Gleaming glass, oxidized steel and matte black wood contrast with the rough concrete ruins of an old miner’s shelter found in the desert near Scottsdale, Arizona. ‘Miner’s Shelter‘ was designed and built by Dave Frazee of Broken Arrow Workshop as part of the Frank Lloyd Wright School of Architecture’s student shelter program, and is situated to take advantage of the remote natural environment.
Intended to serve as a rustic shelter for respite and relaxation rather than as a permanent dwelling, the off-grid structure is just large enough to accommodate a bed, sticking to the limited size of the concrete pad discovered there.

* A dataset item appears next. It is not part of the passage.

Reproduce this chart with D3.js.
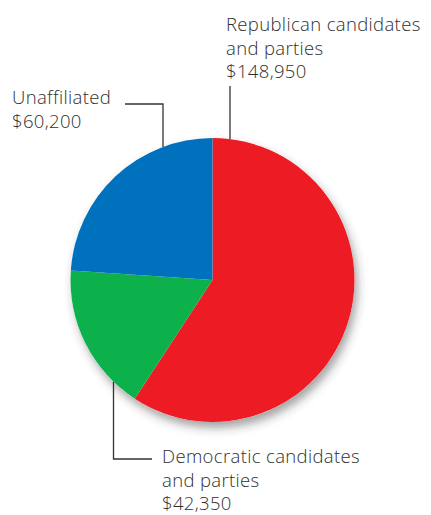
<!DOCTYPE html>
<html lang="en">
<head>
<meta charset="UTF-8">
<title>Contributions pie</title>
<script src="https://d3js.org/d3.v7.min.js"></script>
<style>
  body { margin: 0; background: #fff; }
  svg { display: block; }
  .lbl { font-family: "Open Sans", "Noto Sans", sans-serif; font-size: 18.5px; font-weight: 350; letter-spacing: 0.35px; fill: #2f2f2f; }
  .leader { stroke: #333; stroke-width: 1.3; fill: none; }
</style>
</head>
<body>
<svg id="chart" width="431" height="515"></svg>
<script>
// datos
const categories = ["Republican", "Democratic", "Unaffiliated"];
const values = [148950, 42350, 60200];
const labelLines = [
  ["Republican candidates", "and parties", "$148,950"],
  ["Democratic candidates", "and parties", "$42,350"],
  ["Unaffiliated", "$60,200"]
];
const colors = ["#ed1c24", "#0db14b", "#0071bc"];

const svg = d3.select("#chart");
const cx = 212.5, cy = 280, r = 142;

// sombra suave
const defs = svg.append("defs");
defs.append("filter").attr("id", "sombra")
  .attr("x", "-20%").attr("y", "-20%").attr("width", "150%").attr("height", "150%")
  .append("feDropShadow")
  .attr("dx", 3).attr("dy", 6).attr("stdDeviation", 5)
  .attr("flood-color", "#333").attr("flood-opacity", 0.45);

const pie = d3.pie().sort(null).value(d => d);
const arc = d3.arc().innerRadius(0).outerRadius(r);
const arcs = pie(values);

const g = svg.append("g").attr("transform", `translate(${cx},${cy})`);
g.append("circle").attr("r", r).attr("fill", "#fff").attr("filter", "url(#sombra)");
g.selectAll("path.slice")
  .data(arcs)
  .join("path")
  .attr("class", "slice")
  .attr("d", arc)
  .attr("fill", (d, i) => colors[i]);

// punto del borde del circulo para una x dada (arriba o abajo)
function edgeY(x, arriba) {
  const dx = x - cx;
  const dy = Math.sqrt(r * r - dx * dx);
  return arriba ? cy - dy : cy + dy;
}

// lineas guia
const repX = 230;
svg.append("path").attr("class", "leader")
  .attr("d", `M${repX},86 V${edgeY(repX, true)}`);

const unaX = 163;
svg.append("path").attr("class", "leader")
  .attr("d", `M125,104 H${unaX} V${edgeY(unaX, true)}`);

const demX = 113.5;
svg.append("path").attr("class", "leader")
  .attr("d", `M${demX},${edgeY(demX, false)} V459 H152`);

// etiquetas, una linea por texto
const labelPos = [
  { x: 226, y: 31 },
  { x: 162, y: 463 },
  { x: 12, y: 104 }
];
const lineH = 23.5;
labelLines.forEach((lines, i) => {
  svg.selectAll(null)
    .data(lines)
    .join("text")
    .attr("class", "lbl")
    .attr("x", labelPos[i].x)
    .attr("y", (s, j) => labelPos[i].y + j * lineH)
    .text(s => s);
});
</script>
</body>
</html>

The existing concrete chimney was incorporated into the design, which frames views of adjacent mountains and the Phoenix Valley.
The backside of the shelter is covered in oxidized steel panels that help it blend into the warm desert tones of its setting. In the distance are several similar student shelters, some still in use and some in ruins.
Wright spent every winter of the final two decades of his life camping in a tent-like structure in the desert before starting the tradition of building permanent, modern structures through Taliesin West, the Arizona branch of his architecture school. The program “demonstrates how climate, building materials, site orientation, and client needs and preferences inform design choices based on the tenets of Wright’s organic architecture.”